Religious controversies among the Numenoreans form a critical plot point. Sauron initially struggles with an urge to redeem himself before reconciling with his own evil instincts. Dwarves confront their uncertain position as the “adopted children of Illuvatar”. The cult of Melkor plays a central role in the rise of Sauron and the downfall of Numenor.

For the plotting and drama of future “Rings” seasons to make any sense and to be emotionally gripping, there simply needs to be a lot of background, and it’s too complicated to be handled in a 10-minute opening narrative as in Jackson’s “Fellowship of the Ring”. The spiritual dimensions of the mythos are simply too intricate for that kind of hurried approach.

That’s not to say the Amazon and Hollywood could not have chosen to take a far more action-driven, superficial approach to the material. Such was probably discussed early in the pre-production process.

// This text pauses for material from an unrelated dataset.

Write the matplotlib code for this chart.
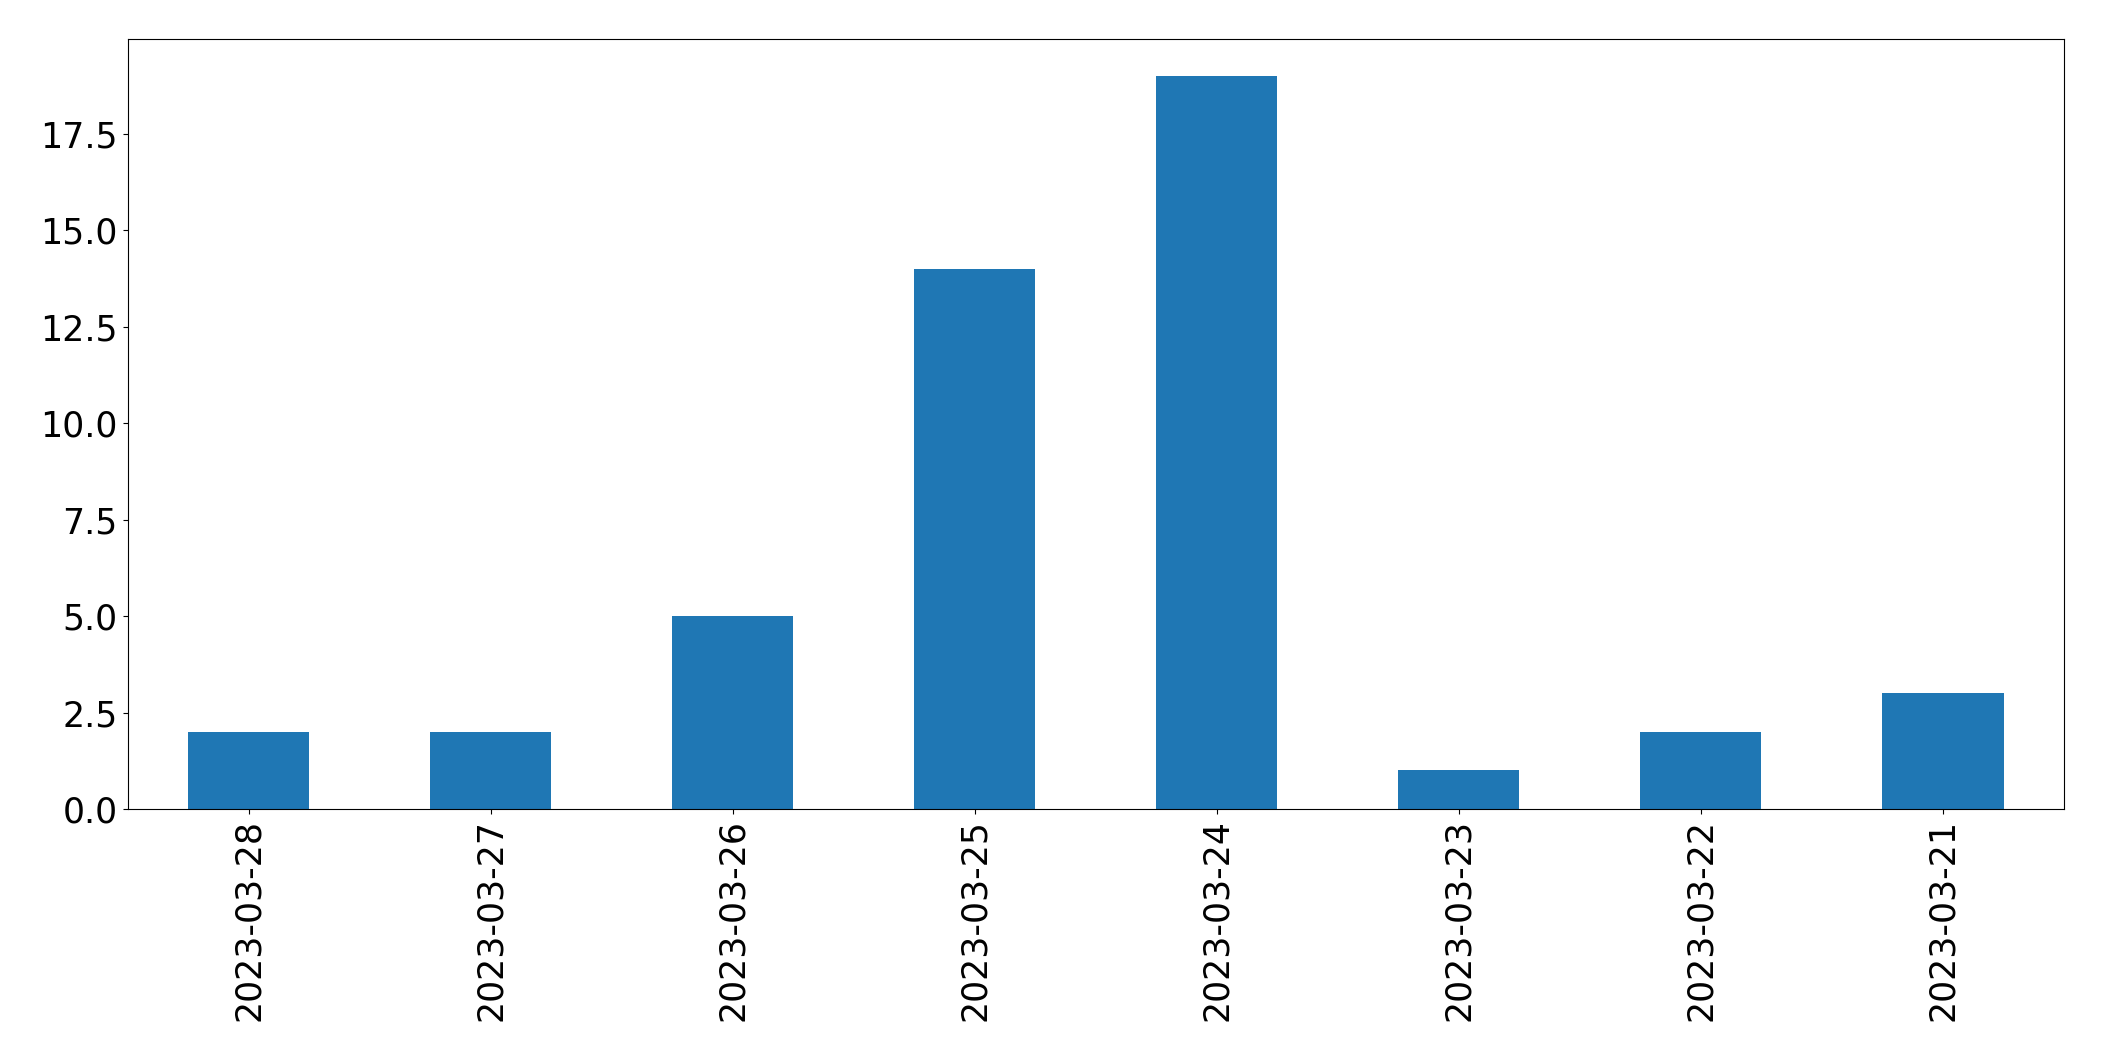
import matplotlib
matplotlib.use("Agg")
import matplotlib.pyplot as plt
import numpy as np

dates = ['2023-03-28', '2023-03-27', '2023-03-26', '2023-03-25',
         '2023-03-24', '2023-03-23', '2023-03-22', '2023-03-21']
counts = [2, 2, 5, 14, 19, 1, 2, 3]

fig = plt.figure(figsize=(21.04, 10.61), dpi=100)
ax = fig.add_axes([0.0606, 0.2375, 0.9204, 0.7255])

x = np.arange(len(dates))
ax.bar(x, counts, width=0.5, color='#1f77b4')
ax.set_xlim(-0.5, len(dates) - 0.5)
ax.set_xticks(x)
ax.set_xticklabels(dates, rotation=90)
ax.tick_params(labelsize=25)

fig.savefig('out.png', dpi=100)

It’s to Payne and McKay’s credit, then, that Amazon chose to take a more winding and quirky path with the narrative. And that is a far riskier path given the short attention spans of many viewers. They surely had to argue for the practicality of the ‘slow and winding path’ versus pitching more sentimental reasons for taking that route.

Their early triumph – we’ve only seen Season 1, after all – lies in how they have combined the two approaches, balancing the careful building of narrative structure with juicy digressions into Tolkienesque weirdness.

A WORK OF GREAT LOVE

Another thing about the production team’s approach is also clear by the end of Season 1. For the show-runners, the writers, the directors, the set-designers and costumers, and the actors themselves, “Rings of Power” somewhere during the production process became deeply significant on an emotional level. There are some things you just can’t fake.

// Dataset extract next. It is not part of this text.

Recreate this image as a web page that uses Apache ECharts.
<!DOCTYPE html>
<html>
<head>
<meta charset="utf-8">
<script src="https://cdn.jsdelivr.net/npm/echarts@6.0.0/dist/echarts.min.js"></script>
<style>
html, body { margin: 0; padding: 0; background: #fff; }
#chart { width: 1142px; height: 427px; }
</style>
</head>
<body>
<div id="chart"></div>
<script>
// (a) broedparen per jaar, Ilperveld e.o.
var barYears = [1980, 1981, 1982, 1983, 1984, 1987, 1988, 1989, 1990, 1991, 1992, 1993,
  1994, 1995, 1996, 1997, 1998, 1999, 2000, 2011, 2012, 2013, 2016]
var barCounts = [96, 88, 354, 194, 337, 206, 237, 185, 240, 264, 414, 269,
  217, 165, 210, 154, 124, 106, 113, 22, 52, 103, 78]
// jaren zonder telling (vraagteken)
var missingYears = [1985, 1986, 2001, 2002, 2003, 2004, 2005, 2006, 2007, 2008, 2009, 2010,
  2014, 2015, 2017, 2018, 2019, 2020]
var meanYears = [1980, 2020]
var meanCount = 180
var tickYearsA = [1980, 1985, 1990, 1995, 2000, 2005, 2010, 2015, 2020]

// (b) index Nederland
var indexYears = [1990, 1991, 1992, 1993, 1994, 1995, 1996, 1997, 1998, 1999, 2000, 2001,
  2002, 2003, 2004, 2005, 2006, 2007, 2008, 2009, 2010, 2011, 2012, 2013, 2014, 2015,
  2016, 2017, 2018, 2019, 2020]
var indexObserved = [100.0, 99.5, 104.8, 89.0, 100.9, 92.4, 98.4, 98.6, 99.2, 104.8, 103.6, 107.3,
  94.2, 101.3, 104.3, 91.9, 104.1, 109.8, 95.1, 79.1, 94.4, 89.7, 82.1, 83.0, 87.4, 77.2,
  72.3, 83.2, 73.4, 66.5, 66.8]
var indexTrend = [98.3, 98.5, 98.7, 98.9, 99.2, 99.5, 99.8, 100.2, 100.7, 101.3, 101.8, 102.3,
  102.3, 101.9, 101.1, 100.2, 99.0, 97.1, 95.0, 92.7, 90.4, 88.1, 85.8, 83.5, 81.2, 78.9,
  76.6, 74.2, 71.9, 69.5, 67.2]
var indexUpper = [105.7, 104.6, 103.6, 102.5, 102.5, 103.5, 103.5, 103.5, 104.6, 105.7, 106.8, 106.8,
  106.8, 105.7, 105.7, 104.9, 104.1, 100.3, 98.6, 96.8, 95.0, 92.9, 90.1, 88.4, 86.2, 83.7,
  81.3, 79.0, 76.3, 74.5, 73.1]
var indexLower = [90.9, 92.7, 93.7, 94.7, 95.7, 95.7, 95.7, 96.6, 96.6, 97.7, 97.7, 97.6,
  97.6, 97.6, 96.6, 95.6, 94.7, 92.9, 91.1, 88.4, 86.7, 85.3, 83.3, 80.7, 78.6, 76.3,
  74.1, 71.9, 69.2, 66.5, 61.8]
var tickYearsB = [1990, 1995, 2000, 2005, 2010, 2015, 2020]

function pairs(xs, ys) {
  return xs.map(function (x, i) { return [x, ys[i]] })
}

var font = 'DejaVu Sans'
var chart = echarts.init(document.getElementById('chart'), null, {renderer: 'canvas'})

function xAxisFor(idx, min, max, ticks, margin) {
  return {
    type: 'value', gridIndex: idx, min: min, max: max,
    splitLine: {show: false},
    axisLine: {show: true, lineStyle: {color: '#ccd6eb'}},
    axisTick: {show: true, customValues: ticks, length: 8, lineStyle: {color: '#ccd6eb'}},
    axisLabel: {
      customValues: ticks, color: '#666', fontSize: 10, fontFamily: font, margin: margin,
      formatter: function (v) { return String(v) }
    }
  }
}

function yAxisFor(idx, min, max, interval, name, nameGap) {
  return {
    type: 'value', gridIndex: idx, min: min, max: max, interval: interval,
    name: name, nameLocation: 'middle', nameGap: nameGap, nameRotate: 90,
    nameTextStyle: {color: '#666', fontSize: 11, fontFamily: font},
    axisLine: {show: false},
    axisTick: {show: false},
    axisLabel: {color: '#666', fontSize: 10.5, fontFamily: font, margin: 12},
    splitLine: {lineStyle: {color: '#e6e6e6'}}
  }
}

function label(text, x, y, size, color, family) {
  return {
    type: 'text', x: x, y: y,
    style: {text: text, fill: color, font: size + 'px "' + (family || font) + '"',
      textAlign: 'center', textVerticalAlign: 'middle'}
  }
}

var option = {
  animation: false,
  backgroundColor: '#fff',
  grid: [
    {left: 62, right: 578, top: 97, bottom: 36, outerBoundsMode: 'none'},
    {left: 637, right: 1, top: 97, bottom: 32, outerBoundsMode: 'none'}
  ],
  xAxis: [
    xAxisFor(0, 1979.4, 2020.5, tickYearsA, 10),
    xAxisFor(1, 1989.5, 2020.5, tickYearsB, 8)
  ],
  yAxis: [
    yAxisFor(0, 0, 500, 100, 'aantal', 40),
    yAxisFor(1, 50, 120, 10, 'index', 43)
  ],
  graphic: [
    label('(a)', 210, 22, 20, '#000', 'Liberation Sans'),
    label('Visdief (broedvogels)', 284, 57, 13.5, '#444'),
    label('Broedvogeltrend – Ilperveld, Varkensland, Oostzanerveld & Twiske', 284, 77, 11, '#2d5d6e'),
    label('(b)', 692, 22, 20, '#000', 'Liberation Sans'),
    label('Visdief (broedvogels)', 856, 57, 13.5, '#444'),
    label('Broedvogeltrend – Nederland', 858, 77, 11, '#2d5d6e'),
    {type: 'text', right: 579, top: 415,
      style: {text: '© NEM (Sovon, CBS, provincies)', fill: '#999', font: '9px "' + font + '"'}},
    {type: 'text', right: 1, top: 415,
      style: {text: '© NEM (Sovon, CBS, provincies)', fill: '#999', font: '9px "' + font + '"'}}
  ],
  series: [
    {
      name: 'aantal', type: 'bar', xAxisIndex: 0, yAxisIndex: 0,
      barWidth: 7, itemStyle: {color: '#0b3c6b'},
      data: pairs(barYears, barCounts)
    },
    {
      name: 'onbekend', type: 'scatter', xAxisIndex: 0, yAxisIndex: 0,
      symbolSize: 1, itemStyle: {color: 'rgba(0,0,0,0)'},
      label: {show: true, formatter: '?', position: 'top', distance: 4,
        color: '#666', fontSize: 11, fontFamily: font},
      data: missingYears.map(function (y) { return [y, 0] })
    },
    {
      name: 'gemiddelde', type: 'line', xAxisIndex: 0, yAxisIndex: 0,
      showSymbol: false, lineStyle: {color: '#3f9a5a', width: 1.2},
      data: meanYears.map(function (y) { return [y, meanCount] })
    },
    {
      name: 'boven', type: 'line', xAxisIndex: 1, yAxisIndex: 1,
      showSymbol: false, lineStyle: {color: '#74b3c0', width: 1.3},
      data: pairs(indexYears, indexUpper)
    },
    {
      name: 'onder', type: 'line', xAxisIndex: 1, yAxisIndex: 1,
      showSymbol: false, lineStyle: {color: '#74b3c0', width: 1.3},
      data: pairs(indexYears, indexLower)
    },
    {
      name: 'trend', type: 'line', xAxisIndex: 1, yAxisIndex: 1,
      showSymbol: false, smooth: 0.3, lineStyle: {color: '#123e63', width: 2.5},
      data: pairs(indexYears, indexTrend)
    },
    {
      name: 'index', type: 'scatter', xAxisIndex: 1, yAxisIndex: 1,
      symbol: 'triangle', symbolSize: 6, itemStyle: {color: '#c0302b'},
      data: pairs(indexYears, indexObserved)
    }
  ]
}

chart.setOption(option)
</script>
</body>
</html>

For Payne and McKay, that was likely the case from the get-go. McKay apparently starts every daily writers’ meeting with a quote from J.R.R. Tolkien. That’s fan dedication! That also seems to be the case for Ismael Cruz Cordoba, who plays the character of Arondir, who reportedly wept after seeing the first out-takes of his on-screen character.

But it’s unlikely most production members are hard-core fans. Their passion had to be engaged by their encounter with the material during the production process. Judging by the beauty of the imagery, the tender quality of the music, and the sincerity of the performances, Greymantle would state what should be obvious: for the makers of this TV series, the final product is nothing less than a labor of love.

It’s rare that artists have a chance to re-create a shared, imagined world that they have engaged with for much of their lives. The artistic truth revealed by the process reveals also the emotion at the process’s heart. From Valinor’s “Trees of Light” to the beauty of the Southlands before they became Mordor, to the sweet innocence of “This Wandering Day“, a song sung by the hobbit-girl Poppy Proudfoot, love is the strongest emotion in the final product.

Whether “The Rings of Power” be judged a success for a failure in the long term, one thing is already clear: it is a work of great love.